→ EXERCISE: Each line in the material below, starting at the one with "Clone this chart in Plotly." and ending at the one with "import plotly.graph_objects as go", is to be reproduced exactly; no picture is to be copied.
-- START PROVIDED RECORDS --
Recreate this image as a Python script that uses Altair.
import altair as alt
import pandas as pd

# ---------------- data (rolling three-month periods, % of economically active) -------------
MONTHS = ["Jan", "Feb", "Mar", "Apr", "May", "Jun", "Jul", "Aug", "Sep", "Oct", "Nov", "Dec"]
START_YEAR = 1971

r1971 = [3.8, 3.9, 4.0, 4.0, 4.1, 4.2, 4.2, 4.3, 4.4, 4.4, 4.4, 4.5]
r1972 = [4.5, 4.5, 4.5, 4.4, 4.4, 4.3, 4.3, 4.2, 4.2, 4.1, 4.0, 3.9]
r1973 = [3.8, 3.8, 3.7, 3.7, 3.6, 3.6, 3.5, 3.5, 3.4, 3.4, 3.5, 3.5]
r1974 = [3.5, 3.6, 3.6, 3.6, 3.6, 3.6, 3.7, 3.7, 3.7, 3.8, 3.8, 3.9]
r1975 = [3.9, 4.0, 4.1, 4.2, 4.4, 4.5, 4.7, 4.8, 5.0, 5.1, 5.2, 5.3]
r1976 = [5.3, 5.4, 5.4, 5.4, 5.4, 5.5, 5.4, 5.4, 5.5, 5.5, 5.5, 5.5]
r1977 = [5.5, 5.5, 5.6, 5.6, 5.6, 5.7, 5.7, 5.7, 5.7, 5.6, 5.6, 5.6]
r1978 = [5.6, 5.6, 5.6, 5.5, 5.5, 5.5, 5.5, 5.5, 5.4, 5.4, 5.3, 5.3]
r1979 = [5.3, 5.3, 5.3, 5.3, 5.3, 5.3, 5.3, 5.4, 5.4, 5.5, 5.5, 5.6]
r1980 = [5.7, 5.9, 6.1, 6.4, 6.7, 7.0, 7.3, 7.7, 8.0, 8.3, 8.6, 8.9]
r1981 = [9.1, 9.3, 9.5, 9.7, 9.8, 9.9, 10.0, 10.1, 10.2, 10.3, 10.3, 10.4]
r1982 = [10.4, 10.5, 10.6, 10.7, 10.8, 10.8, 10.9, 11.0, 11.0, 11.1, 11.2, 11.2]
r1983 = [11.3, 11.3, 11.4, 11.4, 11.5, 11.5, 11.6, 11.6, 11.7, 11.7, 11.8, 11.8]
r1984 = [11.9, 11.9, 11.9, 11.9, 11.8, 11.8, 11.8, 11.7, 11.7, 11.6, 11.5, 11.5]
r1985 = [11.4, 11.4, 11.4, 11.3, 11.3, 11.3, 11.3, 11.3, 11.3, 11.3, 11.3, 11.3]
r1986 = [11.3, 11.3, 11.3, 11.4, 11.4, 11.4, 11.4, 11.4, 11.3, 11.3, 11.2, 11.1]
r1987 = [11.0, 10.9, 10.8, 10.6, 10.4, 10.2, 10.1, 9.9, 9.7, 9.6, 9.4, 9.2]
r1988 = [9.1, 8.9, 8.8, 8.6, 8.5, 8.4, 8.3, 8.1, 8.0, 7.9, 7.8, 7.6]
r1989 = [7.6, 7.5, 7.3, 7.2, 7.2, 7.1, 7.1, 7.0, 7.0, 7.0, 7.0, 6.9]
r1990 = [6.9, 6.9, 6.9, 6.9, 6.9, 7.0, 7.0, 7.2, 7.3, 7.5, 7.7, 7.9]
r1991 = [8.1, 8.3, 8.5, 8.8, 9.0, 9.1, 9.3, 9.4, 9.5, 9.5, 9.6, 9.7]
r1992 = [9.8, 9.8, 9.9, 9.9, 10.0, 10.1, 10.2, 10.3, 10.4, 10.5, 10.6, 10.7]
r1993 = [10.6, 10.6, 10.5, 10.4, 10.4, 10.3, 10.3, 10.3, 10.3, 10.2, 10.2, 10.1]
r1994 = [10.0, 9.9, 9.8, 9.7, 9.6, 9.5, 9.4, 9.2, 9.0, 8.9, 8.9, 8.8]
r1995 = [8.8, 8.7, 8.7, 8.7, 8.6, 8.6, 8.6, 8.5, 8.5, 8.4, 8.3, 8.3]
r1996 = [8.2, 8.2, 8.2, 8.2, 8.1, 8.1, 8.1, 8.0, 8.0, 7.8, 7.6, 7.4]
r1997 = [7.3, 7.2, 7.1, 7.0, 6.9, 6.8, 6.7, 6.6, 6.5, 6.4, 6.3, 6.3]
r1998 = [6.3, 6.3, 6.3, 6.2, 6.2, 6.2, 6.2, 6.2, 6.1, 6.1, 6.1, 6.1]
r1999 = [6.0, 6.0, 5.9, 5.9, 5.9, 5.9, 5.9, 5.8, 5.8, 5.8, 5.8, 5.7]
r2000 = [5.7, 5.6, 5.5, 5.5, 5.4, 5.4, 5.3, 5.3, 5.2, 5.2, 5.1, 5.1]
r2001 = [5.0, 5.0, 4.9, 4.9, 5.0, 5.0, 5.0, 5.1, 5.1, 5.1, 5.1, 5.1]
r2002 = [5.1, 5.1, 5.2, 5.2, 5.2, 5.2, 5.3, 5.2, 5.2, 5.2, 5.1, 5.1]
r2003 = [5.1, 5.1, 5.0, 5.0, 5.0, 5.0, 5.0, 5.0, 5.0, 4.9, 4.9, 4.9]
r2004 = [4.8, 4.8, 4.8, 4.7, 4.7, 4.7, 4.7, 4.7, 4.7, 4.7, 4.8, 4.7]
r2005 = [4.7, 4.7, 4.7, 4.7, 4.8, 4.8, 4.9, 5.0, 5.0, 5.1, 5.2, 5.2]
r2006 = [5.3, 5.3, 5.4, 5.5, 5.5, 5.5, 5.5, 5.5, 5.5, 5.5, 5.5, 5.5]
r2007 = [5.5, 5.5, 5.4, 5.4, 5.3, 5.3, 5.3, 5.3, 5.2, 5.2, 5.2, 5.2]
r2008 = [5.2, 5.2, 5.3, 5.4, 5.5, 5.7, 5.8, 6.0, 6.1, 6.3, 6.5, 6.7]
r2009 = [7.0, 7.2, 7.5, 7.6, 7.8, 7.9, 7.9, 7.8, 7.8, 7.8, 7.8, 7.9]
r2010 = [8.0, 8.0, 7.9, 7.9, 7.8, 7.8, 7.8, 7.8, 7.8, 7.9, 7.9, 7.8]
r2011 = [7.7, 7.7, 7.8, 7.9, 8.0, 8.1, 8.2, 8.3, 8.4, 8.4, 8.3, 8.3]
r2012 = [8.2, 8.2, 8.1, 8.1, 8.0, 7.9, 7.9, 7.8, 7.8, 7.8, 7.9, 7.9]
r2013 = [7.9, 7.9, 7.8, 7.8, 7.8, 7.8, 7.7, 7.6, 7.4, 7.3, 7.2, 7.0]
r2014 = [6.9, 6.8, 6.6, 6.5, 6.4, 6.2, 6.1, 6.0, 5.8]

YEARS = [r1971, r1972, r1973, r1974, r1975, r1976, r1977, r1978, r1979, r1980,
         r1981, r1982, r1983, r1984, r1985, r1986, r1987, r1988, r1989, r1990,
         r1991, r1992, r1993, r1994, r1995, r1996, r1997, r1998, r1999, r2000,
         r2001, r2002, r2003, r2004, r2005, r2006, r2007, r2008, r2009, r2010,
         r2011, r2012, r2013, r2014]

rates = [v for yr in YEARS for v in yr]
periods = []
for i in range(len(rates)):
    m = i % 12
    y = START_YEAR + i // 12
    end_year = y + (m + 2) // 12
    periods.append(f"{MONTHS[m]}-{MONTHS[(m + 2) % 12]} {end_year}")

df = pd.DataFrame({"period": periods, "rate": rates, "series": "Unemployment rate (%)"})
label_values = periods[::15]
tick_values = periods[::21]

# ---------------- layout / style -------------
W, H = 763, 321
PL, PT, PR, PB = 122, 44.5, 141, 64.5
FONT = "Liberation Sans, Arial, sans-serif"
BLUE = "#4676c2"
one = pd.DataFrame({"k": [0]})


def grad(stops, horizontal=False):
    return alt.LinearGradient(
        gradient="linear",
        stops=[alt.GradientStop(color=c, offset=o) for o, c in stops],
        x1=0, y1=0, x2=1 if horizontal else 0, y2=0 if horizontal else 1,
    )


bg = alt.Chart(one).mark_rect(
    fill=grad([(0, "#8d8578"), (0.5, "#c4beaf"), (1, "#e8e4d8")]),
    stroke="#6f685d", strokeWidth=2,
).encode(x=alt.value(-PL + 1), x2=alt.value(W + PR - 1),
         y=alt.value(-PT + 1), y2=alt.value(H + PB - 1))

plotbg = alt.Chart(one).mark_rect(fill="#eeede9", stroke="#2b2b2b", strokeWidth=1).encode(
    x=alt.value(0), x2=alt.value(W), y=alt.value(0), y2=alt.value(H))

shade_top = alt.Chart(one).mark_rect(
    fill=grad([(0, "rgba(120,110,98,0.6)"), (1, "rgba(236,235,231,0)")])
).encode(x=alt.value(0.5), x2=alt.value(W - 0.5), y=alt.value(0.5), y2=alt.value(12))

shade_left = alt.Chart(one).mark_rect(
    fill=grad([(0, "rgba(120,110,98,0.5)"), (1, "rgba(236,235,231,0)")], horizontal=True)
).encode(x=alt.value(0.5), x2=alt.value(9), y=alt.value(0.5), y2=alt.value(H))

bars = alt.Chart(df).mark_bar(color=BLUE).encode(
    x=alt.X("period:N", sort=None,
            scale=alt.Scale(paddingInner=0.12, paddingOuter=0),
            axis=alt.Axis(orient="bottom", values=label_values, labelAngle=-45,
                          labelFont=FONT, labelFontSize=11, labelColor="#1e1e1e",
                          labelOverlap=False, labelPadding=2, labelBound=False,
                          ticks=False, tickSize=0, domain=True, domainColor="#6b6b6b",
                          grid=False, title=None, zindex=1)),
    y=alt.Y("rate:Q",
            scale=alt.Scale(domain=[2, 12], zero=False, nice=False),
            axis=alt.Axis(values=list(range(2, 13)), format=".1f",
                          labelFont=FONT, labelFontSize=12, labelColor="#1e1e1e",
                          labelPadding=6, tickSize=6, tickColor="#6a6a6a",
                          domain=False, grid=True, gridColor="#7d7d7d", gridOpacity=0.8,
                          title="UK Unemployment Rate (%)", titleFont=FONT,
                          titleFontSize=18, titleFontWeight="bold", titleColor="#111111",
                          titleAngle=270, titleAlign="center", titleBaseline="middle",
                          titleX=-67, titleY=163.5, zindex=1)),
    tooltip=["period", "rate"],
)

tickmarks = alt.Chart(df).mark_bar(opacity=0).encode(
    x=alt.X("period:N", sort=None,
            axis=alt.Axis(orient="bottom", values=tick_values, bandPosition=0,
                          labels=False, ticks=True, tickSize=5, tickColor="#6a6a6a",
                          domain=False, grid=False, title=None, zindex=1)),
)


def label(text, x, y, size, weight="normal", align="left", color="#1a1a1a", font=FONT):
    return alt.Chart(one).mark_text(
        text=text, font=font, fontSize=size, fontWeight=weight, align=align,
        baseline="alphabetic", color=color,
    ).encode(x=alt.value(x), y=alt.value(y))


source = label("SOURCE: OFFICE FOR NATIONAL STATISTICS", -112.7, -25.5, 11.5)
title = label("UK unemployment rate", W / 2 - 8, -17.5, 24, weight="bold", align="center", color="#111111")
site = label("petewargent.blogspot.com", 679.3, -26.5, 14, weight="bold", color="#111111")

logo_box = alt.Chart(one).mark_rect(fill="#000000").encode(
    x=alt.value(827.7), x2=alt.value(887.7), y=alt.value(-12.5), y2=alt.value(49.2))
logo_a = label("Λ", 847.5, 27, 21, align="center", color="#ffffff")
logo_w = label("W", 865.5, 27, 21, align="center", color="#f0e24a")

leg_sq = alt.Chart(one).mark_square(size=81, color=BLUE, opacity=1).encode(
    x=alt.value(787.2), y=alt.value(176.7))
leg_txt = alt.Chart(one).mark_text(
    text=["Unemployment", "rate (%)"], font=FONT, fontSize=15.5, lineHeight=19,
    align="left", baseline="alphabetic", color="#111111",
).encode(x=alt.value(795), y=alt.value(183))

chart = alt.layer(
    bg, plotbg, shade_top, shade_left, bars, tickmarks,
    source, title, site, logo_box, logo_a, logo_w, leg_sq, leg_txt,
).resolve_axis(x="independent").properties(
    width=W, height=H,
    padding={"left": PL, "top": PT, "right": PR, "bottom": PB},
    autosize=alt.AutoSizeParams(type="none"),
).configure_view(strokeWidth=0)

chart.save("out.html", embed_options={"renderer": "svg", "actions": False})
-- END PROVIDED RECORDS --
-- START PROVIDED RECORDS --
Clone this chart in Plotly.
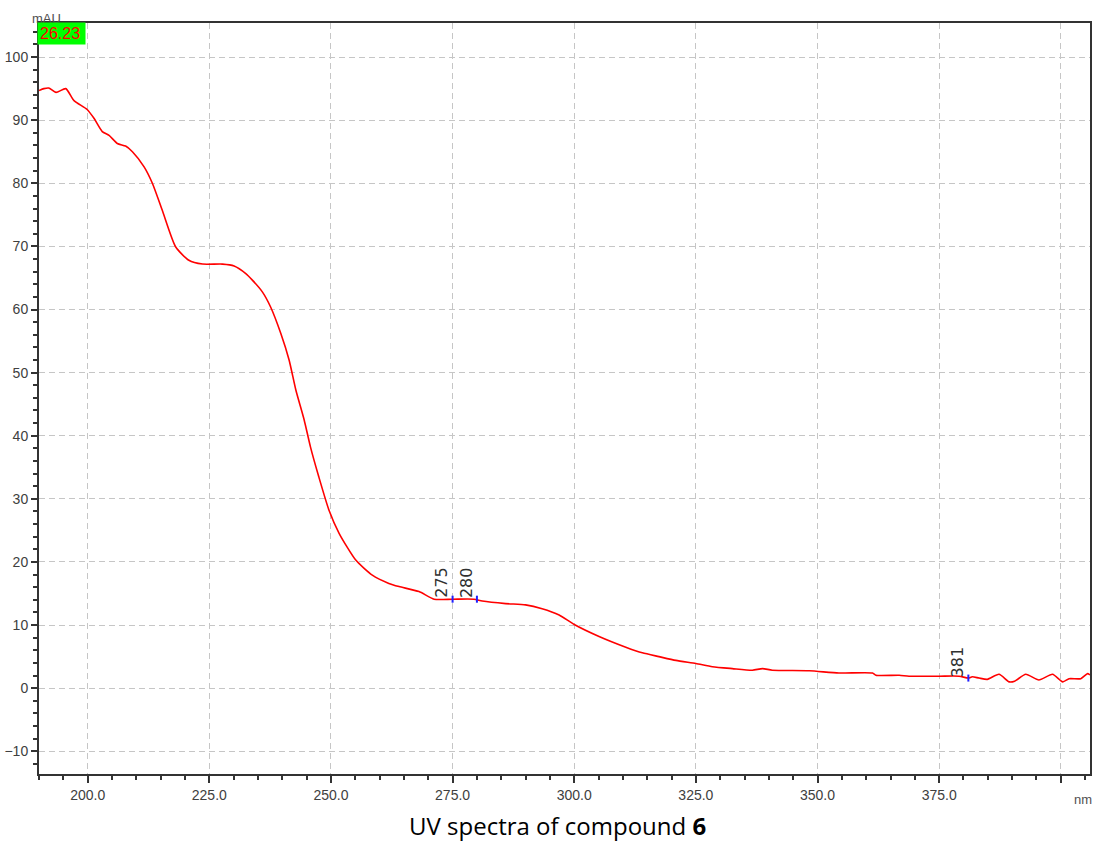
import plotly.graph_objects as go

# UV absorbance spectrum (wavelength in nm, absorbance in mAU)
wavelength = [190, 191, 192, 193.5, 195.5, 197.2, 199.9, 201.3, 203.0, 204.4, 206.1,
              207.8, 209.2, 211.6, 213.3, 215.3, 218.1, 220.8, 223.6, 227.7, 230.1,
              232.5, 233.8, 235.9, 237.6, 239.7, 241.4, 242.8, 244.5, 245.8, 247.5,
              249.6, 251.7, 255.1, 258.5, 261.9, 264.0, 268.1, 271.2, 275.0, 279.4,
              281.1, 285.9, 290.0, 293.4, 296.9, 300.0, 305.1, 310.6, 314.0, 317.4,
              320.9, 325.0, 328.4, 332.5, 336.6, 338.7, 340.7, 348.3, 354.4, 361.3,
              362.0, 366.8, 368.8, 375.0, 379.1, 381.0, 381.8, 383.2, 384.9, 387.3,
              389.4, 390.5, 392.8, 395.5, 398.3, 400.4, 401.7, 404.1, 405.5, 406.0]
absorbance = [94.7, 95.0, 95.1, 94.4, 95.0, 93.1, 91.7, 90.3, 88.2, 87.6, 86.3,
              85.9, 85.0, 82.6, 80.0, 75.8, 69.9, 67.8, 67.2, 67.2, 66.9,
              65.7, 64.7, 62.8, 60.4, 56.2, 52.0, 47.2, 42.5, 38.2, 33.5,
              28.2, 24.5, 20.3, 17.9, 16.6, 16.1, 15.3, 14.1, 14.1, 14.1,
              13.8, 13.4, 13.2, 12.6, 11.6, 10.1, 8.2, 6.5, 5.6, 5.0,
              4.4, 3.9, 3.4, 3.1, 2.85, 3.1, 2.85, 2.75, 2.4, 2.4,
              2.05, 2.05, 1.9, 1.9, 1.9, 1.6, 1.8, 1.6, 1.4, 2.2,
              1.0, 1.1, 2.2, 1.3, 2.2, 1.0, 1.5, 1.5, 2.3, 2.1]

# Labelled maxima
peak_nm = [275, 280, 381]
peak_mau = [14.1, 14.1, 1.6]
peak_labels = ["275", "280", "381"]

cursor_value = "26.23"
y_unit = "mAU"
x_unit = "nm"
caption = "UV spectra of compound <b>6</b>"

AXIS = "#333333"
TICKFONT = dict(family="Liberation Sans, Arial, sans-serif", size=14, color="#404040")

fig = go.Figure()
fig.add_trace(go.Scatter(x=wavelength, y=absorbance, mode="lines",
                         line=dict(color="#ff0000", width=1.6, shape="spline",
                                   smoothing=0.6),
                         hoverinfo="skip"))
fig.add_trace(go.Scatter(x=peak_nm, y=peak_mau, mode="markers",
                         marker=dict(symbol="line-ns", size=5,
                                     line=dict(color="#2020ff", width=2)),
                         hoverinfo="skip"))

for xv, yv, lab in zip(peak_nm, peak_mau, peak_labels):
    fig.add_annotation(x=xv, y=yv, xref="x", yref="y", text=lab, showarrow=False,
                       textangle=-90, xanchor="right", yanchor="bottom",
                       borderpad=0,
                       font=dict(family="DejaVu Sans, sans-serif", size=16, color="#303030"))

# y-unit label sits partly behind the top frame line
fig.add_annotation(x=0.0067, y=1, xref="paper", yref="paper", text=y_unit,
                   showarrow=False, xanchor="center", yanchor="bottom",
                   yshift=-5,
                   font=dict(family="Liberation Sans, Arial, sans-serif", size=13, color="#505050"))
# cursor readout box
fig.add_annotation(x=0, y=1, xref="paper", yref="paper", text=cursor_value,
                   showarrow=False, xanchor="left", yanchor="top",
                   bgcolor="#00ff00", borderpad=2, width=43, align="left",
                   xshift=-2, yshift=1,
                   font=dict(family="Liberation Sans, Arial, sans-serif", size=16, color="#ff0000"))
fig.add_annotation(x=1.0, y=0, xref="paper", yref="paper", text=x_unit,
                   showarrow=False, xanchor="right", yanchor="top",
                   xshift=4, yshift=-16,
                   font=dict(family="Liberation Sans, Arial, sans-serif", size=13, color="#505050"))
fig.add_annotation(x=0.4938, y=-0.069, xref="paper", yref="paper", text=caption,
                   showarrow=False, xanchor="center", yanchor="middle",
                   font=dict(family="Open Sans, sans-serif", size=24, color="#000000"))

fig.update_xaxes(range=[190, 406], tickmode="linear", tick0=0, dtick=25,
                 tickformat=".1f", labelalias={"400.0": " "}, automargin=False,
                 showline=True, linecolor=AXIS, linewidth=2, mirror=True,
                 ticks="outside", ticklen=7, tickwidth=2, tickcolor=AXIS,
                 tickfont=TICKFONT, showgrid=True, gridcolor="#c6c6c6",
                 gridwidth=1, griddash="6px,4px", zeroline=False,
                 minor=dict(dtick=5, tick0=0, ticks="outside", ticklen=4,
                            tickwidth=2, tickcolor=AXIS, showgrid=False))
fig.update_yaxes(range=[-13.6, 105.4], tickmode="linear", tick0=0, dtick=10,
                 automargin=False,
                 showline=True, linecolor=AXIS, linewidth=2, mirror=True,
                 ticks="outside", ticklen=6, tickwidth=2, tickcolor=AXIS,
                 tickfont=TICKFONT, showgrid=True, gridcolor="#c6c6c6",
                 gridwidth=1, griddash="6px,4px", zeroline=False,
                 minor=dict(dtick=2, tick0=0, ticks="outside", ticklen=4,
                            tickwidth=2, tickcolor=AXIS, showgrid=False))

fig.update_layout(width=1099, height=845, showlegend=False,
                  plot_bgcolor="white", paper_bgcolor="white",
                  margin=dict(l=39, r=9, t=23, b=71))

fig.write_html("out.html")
-- END PROVIDED RECORDS --
→ THE REPLY:
Clone this chart in Plotly.
import plotly.graph_objects as go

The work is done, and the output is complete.